*DIRECTIVE:* Leave out the pictures and set down exactly the lines from the start of the listing through the one with "(145,452) -- (1252,452);", both included.

*DATA PROVIDED:*
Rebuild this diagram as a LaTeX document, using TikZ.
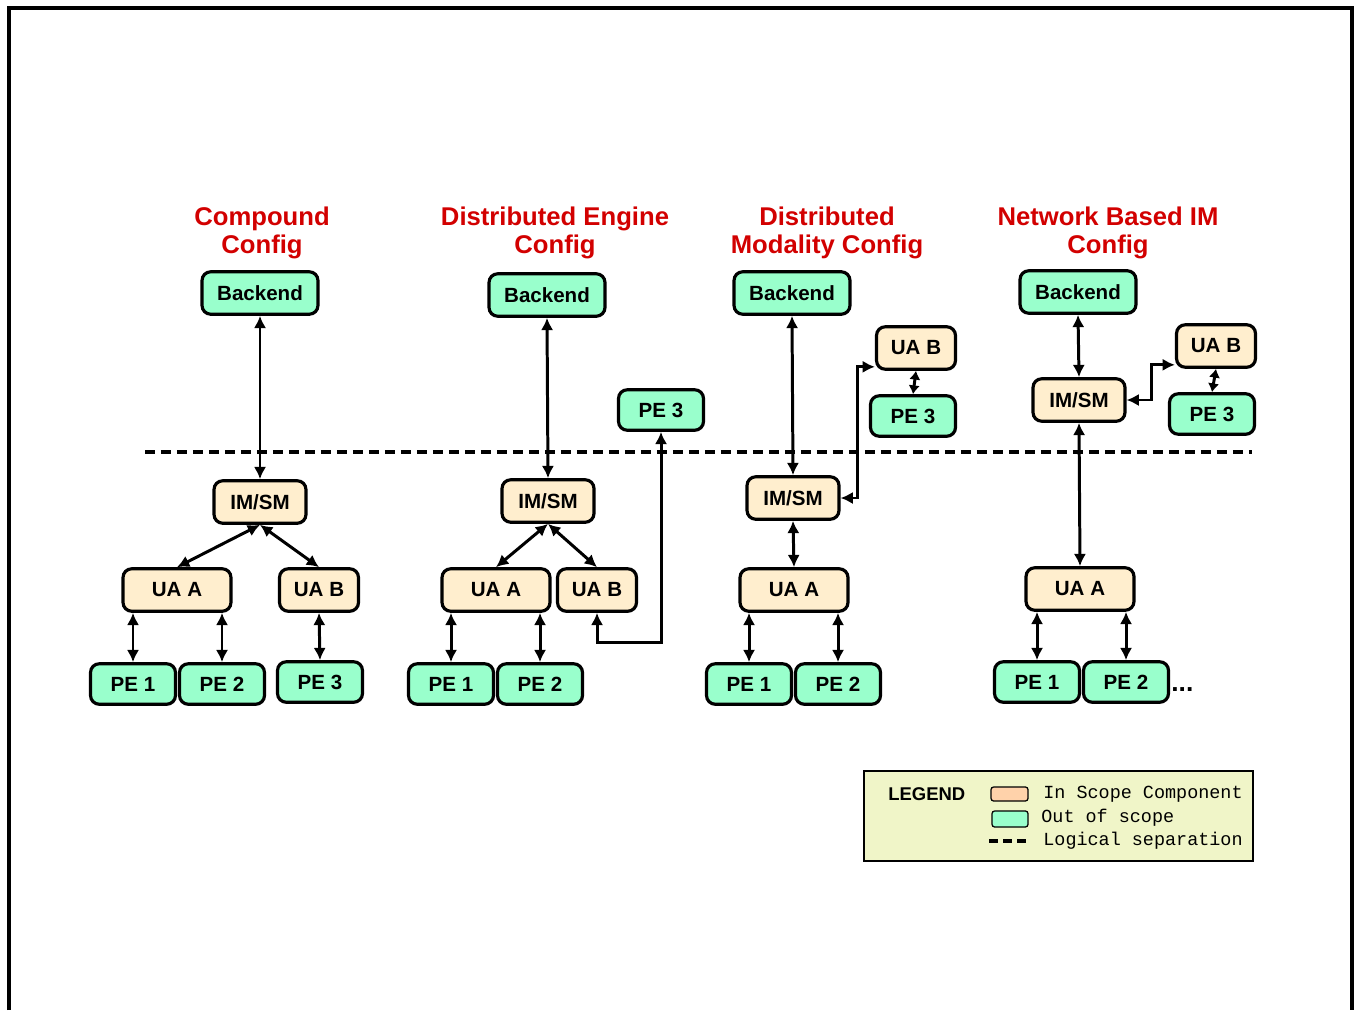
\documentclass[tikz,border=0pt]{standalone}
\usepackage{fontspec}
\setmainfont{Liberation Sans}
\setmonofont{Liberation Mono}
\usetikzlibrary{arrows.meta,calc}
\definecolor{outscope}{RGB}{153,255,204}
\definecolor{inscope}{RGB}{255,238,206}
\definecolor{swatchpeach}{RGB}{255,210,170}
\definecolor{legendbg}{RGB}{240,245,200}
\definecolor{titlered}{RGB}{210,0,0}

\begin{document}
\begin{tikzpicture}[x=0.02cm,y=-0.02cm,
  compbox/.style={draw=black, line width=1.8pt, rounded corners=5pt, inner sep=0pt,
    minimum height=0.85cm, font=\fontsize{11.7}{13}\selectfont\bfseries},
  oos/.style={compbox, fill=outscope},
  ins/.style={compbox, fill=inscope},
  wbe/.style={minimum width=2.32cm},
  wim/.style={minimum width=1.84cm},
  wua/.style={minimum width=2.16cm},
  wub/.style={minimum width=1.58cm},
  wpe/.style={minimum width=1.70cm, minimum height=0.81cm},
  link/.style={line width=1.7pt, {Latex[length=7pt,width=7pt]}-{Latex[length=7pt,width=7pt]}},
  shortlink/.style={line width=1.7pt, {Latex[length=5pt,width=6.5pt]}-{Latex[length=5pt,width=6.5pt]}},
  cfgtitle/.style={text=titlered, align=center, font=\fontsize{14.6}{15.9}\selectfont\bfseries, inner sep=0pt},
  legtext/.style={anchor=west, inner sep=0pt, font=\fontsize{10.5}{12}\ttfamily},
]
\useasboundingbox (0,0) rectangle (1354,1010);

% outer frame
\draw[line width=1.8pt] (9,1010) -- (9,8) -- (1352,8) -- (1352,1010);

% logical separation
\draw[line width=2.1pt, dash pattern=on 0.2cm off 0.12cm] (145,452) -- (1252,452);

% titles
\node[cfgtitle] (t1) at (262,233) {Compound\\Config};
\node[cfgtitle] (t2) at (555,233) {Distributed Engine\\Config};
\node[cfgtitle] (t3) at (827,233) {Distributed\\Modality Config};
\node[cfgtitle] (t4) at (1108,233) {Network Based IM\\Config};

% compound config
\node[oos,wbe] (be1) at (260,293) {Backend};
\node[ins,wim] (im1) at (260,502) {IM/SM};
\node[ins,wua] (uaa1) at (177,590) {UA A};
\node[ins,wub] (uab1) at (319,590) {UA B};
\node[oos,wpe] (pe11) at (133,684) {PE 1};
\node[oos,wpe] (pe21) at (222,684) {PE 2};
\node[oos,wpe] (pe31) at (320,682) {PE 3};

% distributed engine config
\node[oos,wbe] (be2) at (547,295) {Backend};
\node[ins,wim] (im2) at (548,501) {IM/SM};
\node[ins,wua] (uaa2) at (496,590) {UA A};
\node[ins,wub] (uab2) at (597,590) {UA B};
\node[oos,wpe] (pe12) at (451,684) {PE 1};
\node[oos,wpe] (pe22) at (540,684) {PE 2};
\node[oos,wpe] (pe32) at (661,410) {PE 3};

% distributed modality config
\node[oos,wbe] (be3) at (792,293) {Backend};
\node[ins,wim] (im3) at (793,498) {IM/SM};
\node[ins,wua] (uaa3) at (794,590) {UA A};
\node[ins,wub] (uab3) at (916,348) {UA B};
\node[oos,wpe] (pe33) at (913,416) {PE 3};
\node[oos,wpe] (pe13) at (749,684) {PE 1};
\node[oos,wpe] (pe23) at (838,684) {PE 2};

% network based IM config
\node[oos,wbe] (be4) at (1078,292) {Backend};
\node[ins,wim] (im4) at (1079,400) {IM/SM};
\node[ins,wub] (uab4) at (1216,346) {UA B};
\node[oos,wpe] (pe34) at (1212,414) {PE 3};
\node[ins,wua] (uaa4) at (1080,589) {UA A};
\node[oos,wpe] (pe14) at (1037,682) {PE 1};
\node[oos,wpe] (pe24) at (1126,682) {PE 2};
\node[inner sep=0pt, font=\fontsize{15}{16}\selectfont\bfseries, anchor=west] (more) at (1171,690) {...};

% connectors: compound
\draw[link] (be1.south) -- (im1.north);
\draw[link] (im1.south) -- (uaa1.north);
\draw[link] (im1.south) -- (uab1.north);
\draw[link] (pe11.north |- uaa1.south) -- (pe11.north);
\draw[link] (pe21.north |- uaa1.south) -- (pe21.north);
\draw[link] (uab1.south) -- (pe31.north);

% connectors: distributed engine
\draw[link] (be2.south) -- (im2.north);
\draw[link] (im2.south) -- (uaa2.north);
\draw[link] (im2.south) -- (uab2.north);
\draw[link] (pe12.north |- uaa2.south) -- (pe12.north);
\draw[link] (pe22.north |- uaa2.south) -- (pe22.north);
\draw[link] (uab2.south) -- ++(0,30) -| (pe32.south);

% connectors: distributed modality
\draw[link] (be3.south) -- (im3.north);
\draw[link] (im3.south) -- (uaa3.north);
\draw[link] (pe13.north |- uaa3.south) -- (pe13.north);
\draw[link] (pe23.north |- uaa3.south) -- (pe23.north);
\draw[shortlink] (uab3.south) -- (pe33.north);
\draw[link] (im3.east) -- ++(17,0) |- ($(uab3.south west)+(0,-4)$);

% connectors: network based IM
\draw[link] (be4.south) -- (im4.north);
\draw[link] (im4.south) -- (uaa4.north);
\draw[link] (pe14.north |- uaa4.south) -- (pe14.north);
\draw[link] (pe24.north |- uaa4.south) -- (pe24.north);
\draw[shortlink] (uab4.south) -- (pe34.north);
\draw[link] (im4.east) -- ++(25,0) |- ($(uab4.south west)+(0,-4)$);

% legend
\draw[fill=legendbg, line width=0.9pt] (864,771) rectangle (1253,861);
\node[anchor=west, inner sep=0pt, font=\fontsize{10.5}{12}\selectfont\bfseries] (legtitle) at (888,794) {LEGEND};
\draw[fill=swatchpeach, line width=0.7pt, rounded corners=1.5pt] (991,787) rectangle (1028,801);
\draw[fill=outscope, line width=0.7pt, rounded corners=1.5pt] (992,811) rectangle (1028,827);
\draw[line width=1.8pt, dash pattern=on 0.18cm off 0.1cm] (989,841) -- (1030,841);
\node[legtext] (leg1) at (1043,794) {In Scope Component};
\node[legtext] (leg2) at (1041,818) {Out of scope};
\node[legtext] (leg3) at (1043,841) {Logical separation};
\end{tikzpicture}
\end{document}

*RESULT OF THE TASK:*
Rebuild this diagram as a LaTeX document, using TikZ.
\documentclass[tikz,border=0pt]{standalone}
\usepackage{fontspec}
\setmainfont{Liberation Sans}
\setmonofont{Liberation Mono}
\usetikzlibrary{arrows.meta,calc}
\definecolor{outscope}{RGB}{153,255,204}
\definecolor{inscope}{RGB}{255,238,206}
\definecolor{swatchpeach}{RGB}{255,210,170}
\definecolor{legendbg}{RGB}{240,245,200}
\definecolor{titlered}{RGB}{210,0,0}

\begin{document}
\begin{tikzpicture}[x=0.02cm,y=-0.02cm,
  compbox/.style={draw=black, line width=1.8pt, rounded corners=5pt, inner sep=0pt,
    minimum height=0.85cm, font=\fontsize{11.7}{13}\selectfont\bfseries},
  oos/.style={compbox, fill=outscope},
  ins/.style={compbox, fill=inscope},
  wbe/.style={minimum width=2.32cm},
  wim/.style={minimum width=1.84cm},
  wua/.style={minimum width=2.16cm},
  wub/.style={minimum width=1.58cm},
  wpe/.style={minimum width=1.70cm, minimum height=0.81cm},
  link/.style={line width=1.7pt, {Latex[length=7pt,width=7pt]}-{Latex[length=7pt,width=7pt]}},
  shortlink/.style={line width=1.7pt, {Latex[length=5pt,width=6.5pt]}-{Latex[length=5pt,width=6.5pt]}},
  cfgtitle/.style={text=titlered, align=center, font=\fontsize{14.6}{15.9}\selectfont\bfseries, inner sep=0pt},
  legtext/.style={anchor=west, inner sep=0pt, font=\fontsize{10.5}{12}\ttfamily},
]
\useasboundingbox (0,0) rectangle (1354,1010);

% outer frame
\draw[line width=1.8pt] (9,1010) -- (9,8) -- (1352,8) -- (1352,1010);

% logical separation
\draw[line width=2.1pt, dash pattern=on 0.2cm off 0.12cm] (145,452) -- (1252,452);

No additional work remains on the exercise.